State law prohibits banning of fireworks, but the City of Socorro ordinance limits the times they can be sold.
Jay Ann Cox| El Defensor Chieftain

State law prohibits banning of fireworks, but the City of Socorro ordinance limits the times they can be sold.In a departure from last year when extreme drought conditions and wildfire danger prompted restrictions, fireworks use by the public this Independence Day are allowed.

The state law is clear: NM State Statute 60-2C-7 prohibits the banning of all fireworks.

However, earlier this year, the City of Socorro amended its ordinance limiting the hours of fireworks use.

“Fireworks may only be ignited during the same time frames sales are allowed,” the amendment states. “No fireworks are to be ignited between the hours of 11 p.m. and 8 a.m., other than New Year’s Eve when fireworks are allowed to be ignited until 1 a.m. on January 1, and July 3 and 4, when fireworks are allowed to be ignited until midnight.”

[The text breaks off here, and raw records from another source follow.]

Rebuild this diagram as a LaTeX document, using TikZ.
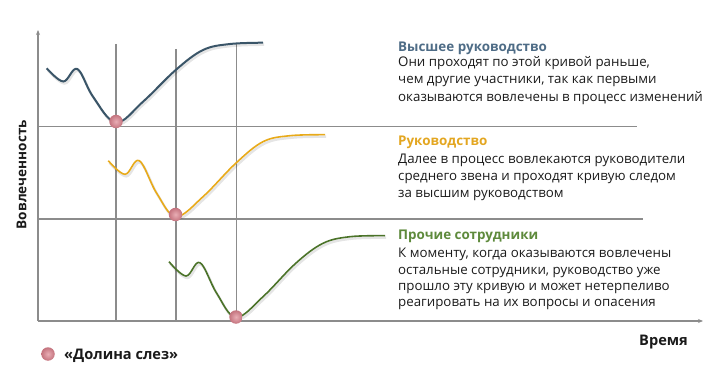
\documentclass[tikz,border=0pt]{standalone}
\usepackage{fontspec}
\setmainfont{Open Sans}
\usetikzlibrary{arrows.meta}
\definecolor{gridc}{HTML}{8C8C8C}
\definecolor{topc}{HTML}{3A5568}
\definecolor{toptitle}{HTML}{4E6C86}
\definecolor{midc}{HTML}{E8AA1A}
\definecolor{midtitle}{HTML}{E3A621}
\definecolor{lowc}{HTML}{4B7329}
\definecolor{lowtitle}{HTML}{5E8A3C}
\definecolor{txt}{HTML}{1A1A1A}
\definecolor{dotin}{HTML}{E9AEB5}
\definecolor{dotout}{HTML}{C4737E}
\begin{document}
\begin{tikzpicture}[x=1pt,y=-1pt,
  gridline/.style={gridc, line width=1.1pt},
  axisline/.style={gridc, line width=1.1pt, -{Stealth[length=5pt,width=4pt]}},
  curveshadow/.style={black, opacity=0.1, line width=2.5pt},
  bodytxt/.style={anchor=base west, inner sep=0pt, text=txt, font=\fontsize{13.3}{15}\selectfont},
  titletxt/.style={anchor=base west, inner sep=0pt, font=\fontsize{13.4}{15}\selectfont\bfseries},
  boldtxt/.style={inner sep=0pt, text=txt, font=\fontsize{14.6}{16}\selectfont\bfseries},
  valley/.style={circle, minimum size=13.5pt, inner sep=0pt, draw=none, shading=radial, inner color=dotin, outer color=dotout}]
\useasboundingbox (0,0) rectangle (720,374);

% coordinates for grid
\coordinate (o) at (38,321);
\coordinate (ytop) at (38,30);
\coordinate (xend) at (703,321);
\coordinate (h1a) at (38,126.5);
\coordinate (h1b) at (637,126.5);
\coordinate (h2a) at (38,219);
\coordinate (h2b) at (643,219);
\coordinate (v1a) at (116,44);
\coordinate (v1b) at (116,321);
\coordinate (v2a) at (176,49);
\coordinate (v2b) at (176,321);
\coordinate (v3a) at (236.5,44);
\coordinate (v3b) at (236.5,321);

\draw[gridline] (h1a) -- (h1b);
\draw[gridline] (h2a) -- (h2b);
\draw[gridline] (v1a) -- (v1b);
\draw[gridline] (v2a) -- (v2b);
\draw[gridline] (v3a) -- (v3b);
\draw[axisline] (o) -- (ytop);
\draw[axisline] (o) -- (xend);

% curves (shadows)
\begin{scope}[shift={(1.2,2)}]
\draw[curveshadow] plot[smooth, tension=0.6] coordinates {(46.7,68.3) (63.3,81.5) (77.3,69) (93,96.7) (116,122.5) (143,101.7) (175.7,70) (203,50) (230,44) (263,42.7)};
\draw[curveshadow] plot[smooth, tension=0.6] coordinates {(108.3,160.7) (125,174.3) (139.3,160.7) (156.7,193.3) (176,216.5) (203,196.7) (235.7,163.3) (263,141.7) (290,135.7) (325,134.7)};
\draw[curveshadow] plot[smooth, tension=0.6] coordinates {(169,261.7) (186,276) (200,262.7) (216.7,293.3) (236,317.3) (263,296.7) (295.7,263.3) (323,243.3) (350,236.7) (385,235.7)};
\end{scope}
% curves
\draw[topc, line width=2pt] plot[smooth, tension=0.6] coordinates {(46.7,68.3) (63.3,81.5) (77.3,69) (93,96.7) (116,122.5) (143,101.7) (175.7,70) (203,50) (230,44) (263,42.7)};
\draw[midc, line width=1.6pt] plot[smooth, tension=0.6] coordinates {(108.3,160.7) (125,174.3) (139.3,160.7) (156.7,193.3) (176,216.5) (203,196.7) (235.7,163.3) (263,141.7) (290,135.7) (325,134.7)};
\draw[lowc, line width=1.6pt] plot[smooth, tension=0.6] coordinates {(169,261.7) (186,276) (200,262.7) (216.7,293.3) (236,317.3) (263,296.7) (295.7,263.3) (323,243.3) (350,236.7) (385,235.7)};

% valley dots
\node[valley] (d1) at (116,121.5) {};
\node[valley] (d2) at (175.5,214.5) {};
\node[valley] (d3) at (236,317) {};

% text block 1
\node[titletxt, text=toptitle] (t1) at (398,51.7) {Высшее руководство};
\node[bodytxt] (t1a) at (398,66.8) {Они проходят по этой кривой раньше,};
\node[bodytxt] (t1b) at (398,84) {чем другие участники, так как первыми};
\node[bodytxt] (t1c) at (398,101.2) {оказываются вовлечены в процесс изменений};

% text block 2
\node[titletxt, text=midtitle] (t2) at (398,146) {Руководство};
\node[bodytxt] (t2a) at (398,163.3) {Далее в процесс вовлекаются руководители};
\node[bodytxt] (t2b) at (398,180.6) {среднего звена и проходят кривую следом};
\node[bodytxt] (t2c) at (398,197.6) {за высшим руководством};

% text block 3
\node[titletxt, text=lowtitle] (t3) at (398,239.5) {Прочие сотрудники};
\node[bodytxt] (t3a) at (398,257.7) {К моменту, когда оказываются вовлечены};
\node[bodytxt] (t3b) at (398,274) {остальные сотрудники, руководство уже};
\node[bodytxt] (t3c) at (398,290.3) {прошло эту кривую и может нетерпеливо};
\node[bodytxt] (t3d) at (398,306.5) {реагировать на их вопросы и опасения};

% axis labels
\node[boldtxt, anchor=base west] (xl) at (639,345.5) {Время};
\node[boldtxt, rotate=90, font=\fontsize{13.6}{16}\selectfont\bfseries] (yl) at (21.5,174.5) {Вовлеченность};

% legend
\node[valley] (ld) at (48,354) {};
\node[boldtxt, anchor=base west] (lt) at (64,359) {«Долина слез»};
\end{tikzpicture}
\end{document}
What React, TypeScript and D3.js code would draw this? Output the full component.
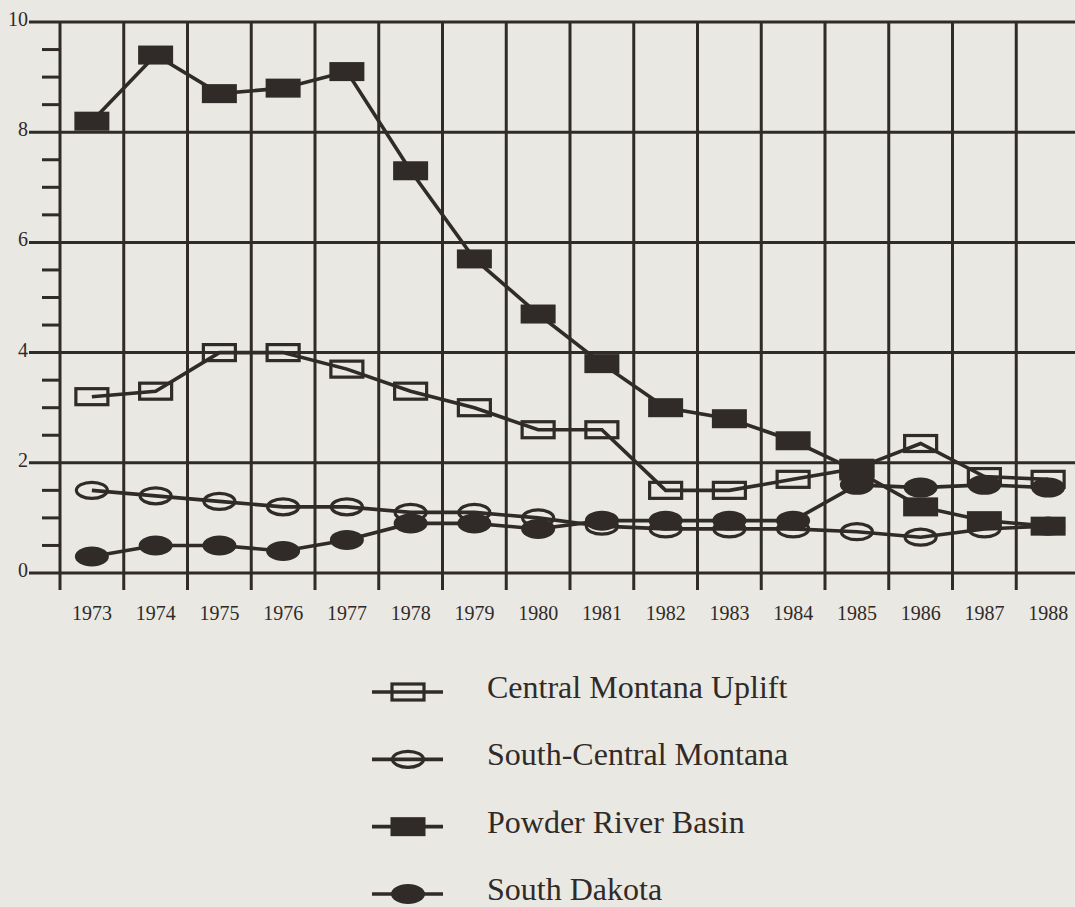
import React, { useEffect, useRef } from "react";
import * as d3 from "d3";

// values
const years = [1973, 1974, 1975, 1976, 1977, 1978, 1979, 1980, 1981, 1982, 1983, 1984, 1985, 1986, 1987, 1988];
const centralMontanaUplift = [3.2, 3.3, 4.0, 4.0, 3.7, 3.3, 3.0, 2.6, 2.6, 1.5, 1.5, 1.7, 1.9, 2.35, 1.75, 1.7];
const southCentralMontana = [1.5, 1.4, 1.3, 1.2, 1.2, 1.1, 1.1, 1.0, 0.85, 0.8, 0.8, 0.8, 0.75, 0.65, 0.8, 0.85];
const powderRiverBasin = [8.2, 9.4, 8.7, 8.8, 9.1, 7.3, 5.7, 4.7, 3.8, 3.0, 2.8, 2.4, 1.85, 1.2, 0.95, 0.85];
const southDakota = [0.3, 0.5, 0.5, 0.4, 0.6, 0.9, 0.9, 0.8, 0.95, 0.95, 0.95, 0.95, 1.6, 1.55, 1.6, 1.55];
const yTickLabels = [0, 2, 4, 6, 8, 10];
const seriesNames = ["Central Montana Uplift", "South-Central Montana", "Powder River Basin", "South Dakota"];

type Marker = "openSquare" | "openCircle" | "square" | "circle";

const WIDTH = 1075;
const HEIGHT = 907;
const INK = "#302a28";
const PAPER = "#e9e8e3";
const FONT = "Liberation Serif, Tinos, DejaVu Serif, serif";

export default function App() {
  const ref = useRef<SVGSVGElement>(null);

  useEffect(() => {
    const svg = d3.select(ref.current);
    svg.selectAll("*").remove();

    const series: { name: string; values: number[]; marker: Marker }[] = [
      { name: seriesNames[0], values: centralMontanaUplift, marker: "openSquare" },
      { name: seriesNames[1], values: southCentralMontana, marker: "openCircle" },
      { name: seriesNames[2], values: powderRiverBasin, marker: "square" },
      { name: seriesNames[3], values: southDakota, marker: "circle" },
    ];

    const x = d3.scalePoint<number>().domain(years).range([60, 1080]).padding(0.5);
    const y = d3.scaleLinear().domain([0, 10]).range([573, 22]);
    const step = x.step();

    svg.append("rect").attr("width", WIDTH).attr("height", HEIGHT).attr("fill", PAPER);

    // draws one marker at (cx, cy)
    const drawMarker = (g: d3.Selection<SVGGElement, unknown, null, undefined>, m: Marker, cx: number, cy: number) => {
      if (m === "openSquare") {
        g.append("rect").attr("x", cx - 16).attr("y", cy - 8).attr("width", 32).attr("height", 16)
          .attr("fill", "none").attr("stroke", INK).attr("stroke-width", 3.2);
      } else if (m === "square") {
        g.append("rect").attr("x", cx - 17.5).attr("y", cy - 9.5).attr("width", 35).attr("height", 19)
          .attr("fill", INK);
      } else if (m === "openCircle") {
        g.append("ellipse").attr("cx", cx).attr("cy", cy).attr("rx", 15.5).attr("ry", 8)
          .attr("fill", "none").attr("stroke", INK).attr("stroke-width", 3.2);
      } else {
        g.append("ellipse").attr("cx", cx).attr("cy", cy).attr("rx", 17).attr("ry", 10)
          .attr("fill", INK);
      }
    };

    // grid
    const grid = svg.append("g");
    grid.selectAll(".hline")
      .data(yTickLabels)
      .enter()
      .append("line")
      .attr("x1", 29).attr("x2", WIDTH)
      .attr("y1", d => y(d)).attr("y2", d => y(d))
      .attr("stroke", INK).attr("stroke-width", 3);

    const minor = d3.range(1, 20).map(i => i * 0.5).filter(v => v % 2 !== 0);
    grid.selectAll(".minor")
      .data(minor)
      .enter()
      .append("line")
      .attr("x1", 42).attr("x2", 61)
      .attr("y1", d => y(d)).attr("y2", d => y(d))
      .attr("stroke", INK).attr("stroke-width", 3);

    grid.selectAll(".vline")
      .data(years)
      .enter()
      .append("line")
      .attr("x1", d => (x(d) as number) - step / 2).attr("x2", d => (x(d) as number) - step / 2)
      .attr("y1", y(10)).attr("y2", 590)
      .attr("stroke", INK).attr("stroke-width", 3);

    // axis labels
    svg.selectAll(".ylabel")
      .data(yTickLabels)
      .enter()
      .append("text")
      .attr("x", 28)
      .attr("y", d => y(d) + 4)
      .attr("text-anchor", "end")
      .attr("font-family", FONT)
      .attr("font-size", 20)
      .attr("fill", INK)
      .text(d => d);

    svg.selectAll(".xlabel")
      .data(years)
      .enter()
      .append("text")
      .attr("x", d => x(d) as number)
      .attr("y", 620)
      .attr("text-anchor", "middle")
      .attr("font-family", FONT)
      .attr("font-size", 20)
      .attr("fill", INK)
      .text(d => d);

    // series lines and markers
    const line = d3.line<number>()
      .x((d, i) => x(years[i]) as number)
      .y(d => y(d));

    series.forEach(s => {
      const g = svg.append("g");
      g.append("path")
        .datum(s.values)
        .attr("d", line)
        .attr("fill", "none")
        .attr("stroke", INK)
        .attr("stroke-width", 3.6);
      s.values.forEach((v, i) => drawMarker(g, s.marker, x(years[i]) as number, y(v)));
    });

    // legend
    const ly = d3.scalePoint<string>().domain(seriesNames).range([692, 894]);
    series.forEach(s => {
      const g = svg.append("g");
      const cy = ly(s.name) as number;
      g.append("line")
        .attr("x1", 372).attr("x2", 443)
        .attr("y1", cy).attr("y2", cy)
        .attr("stroke", INK).attr("stroke-width", 3.6);
      drawMarker(g, s.marker, 408, cy);
      g.append("text")
        .attr("x", 487)
        .attr("y", cy + 6)
        .attr("font-family", FONT)
        .attr("font-size", 32)
        .attr("fill", INK)
        .text(s.name);
    });
  }, []);

  return (
    <svg
      ref={ref}
      width={WIDTH}
      height={HEIGHT}
      style={{ position: "absolute", left: 0, top: 0, display: "block" }}
    />
  );
}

State law says that a governing body can restrict or ban certain fireworks only by passing an emergency ordinance.

The existing ordinance states that “the municipal governing body’s proclamation declaring an extreme or severe drought condition shall be issued no less than 20 days prior to a holiday for which fireworks may be sold.” No such proclamation has been issued by the City of Socorro, the County of Socorro, or the Village of Magdalena for 2023.

Outside municipalities, fireworks are banned in wildlands – lands covered wholly or in part by timber, brush, grass, of flammable vegetation – but allow any type of fireworks in safe places.

The county’s ordinance is the same as the state and limits the use of “safe and sane” fireworks to areas that are paved or barren, and where there is ready access to a source of water.

State Forestry is allowing public exhibition of fireworks that are approved by local fire officials.

Currently, the fire danger for the Magdalena Ranger District of Cibola National Forest is rated High as of press time.

According to the New Mexico State Fire Marshal Fireworks Ordinance, permissible fireworks are ground and hand-held sparkling devices, cone fountains, crackling devices, cylindrical fountains, flitter sparklers, ground spinners, illuminating torches and wheels.

Some aerial devices are also legal, including aerial shell kit-reloadable tubes, aerial spinners, helicopters, mines, missile-type rockets, multiple tube devices, Roman candles, shells, and certain stick-type rockets,

The Fire Marshal’s ordinance adds that a municipality or county shall not by law regulate and prohibit the sale or use of any permissible firework except aerial devices and ground audible devices.

Extra precaution is urged when using any type of fireworks, but with holidays such as Independence Day, officials recognize that people have a need to celebrate.

Fireworks should only be used on paved or barren areas

Make sure any fire danger is kept away from homes, vegetation, and other combustible material

Place used fireworks in a bucket of water and make sure they are cool to the touch before throwing them away

Never relight a “dud” firework

Never aim fireworks at people or animals

Be courteous of those suffering from PTSD, nearby neighbors, and animals when using loud fireworks.